For the past few years Philip Rolfe’s job has been to bring South Asia to Parramatta. He’s brought spice to the suburbs with a menu offering international theatre, music and cinema as part of the annual Australian Festival of South Asian Arts – Parramasala. But this year’s festival will be his last as artistic director and a new chef will be charged with dishing-up the flavours of South Asia for western Sydney.
Four years ago, the state’s tourism body, Destination NSW, asked Mr Rolfe if he would create a unique arts festival that Parramatta could call its own. After a three decade long career as an arts producer – including nine as executive producer and associate director of the Sydney Opera House – it was a brief that intrigued Mr Rolfe and provided him with an opportunity to go back to basics.
“Parramasala was a terrific change and I’ve very much enjoyed getting back to having a very close relationship with audiences and really trying to work on programs that you think are actually going to mean something to hose people,” Mr Rolfe, who started his professional career managing arts companies including Sydney’s Nimrod Theatre in the 1970s, said.
“It’s really good, after the experience I have had, to get close to the action again. It’s a more intimate kind of connection that you have with the action, audience and artists.”
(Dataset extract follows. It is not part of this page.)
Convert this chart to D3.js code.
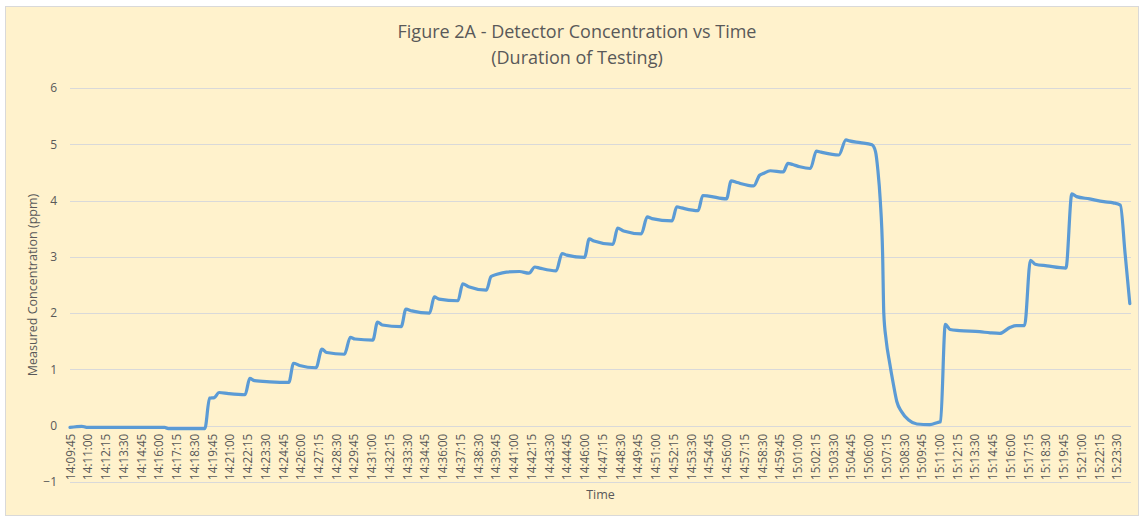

This year’s Parramasala will run from Thursday, November 8 to Sunday, November 11. The start of the cultural festival will be celebrated in colour with a Bollywood-themed party, chaired by Australian music icon Kamahl of "The Elephant Song” fame, outside Parramatta’s Town Hall.
The percussionist Bernhard Schimpelsberger (who has recorded and performed with Jay-Z and Beyonce), the award-winning tabla player Bobby Singh and the reigning prince of qawwali music Asif Ali Khan are all names on the festival’s four day program of entertainment.
Mr Rolfe’s work days will be all about the details in the week before the festival starts. “There’s so much detail. You are constantly looking at the marketing, promotion and the box office to check on the ticket sales – you’re keeping an eye on all those aspect but you’re also working with the production and technical people to ensure all the necessary equipment and staffing are there,” Mr Rolfe said.
“It’s always a great pleasure looking and ultimately making choices about what’s going to appear in the festival – that’s a real highlight – but you also get a real kick out of the day to day management and the details. It’s the whole package for me.”
While Mr Rolfe wouldn’t say what his next job description will entail, he said he is looking forward to see how Parramasala’s next artistic director will build on the festival model that he has developed during the past four years. He said Parramatta’s laneways, historic buildings, open spaces and river foreshore all had the potential to be incorporated into the festival.
“For me it is bitter sweet. I’m still very interested in the festival but I’m also interested in moving onto other things that are starting to take shapes. It’s been a great opportunities. It’s the arts it’s a really good thing to move around and to take up challenges and opportunities.”
The Australian Festival of South Asian Arts, Parramasala, will run from Thursday, November 8 to Sunday, November 11.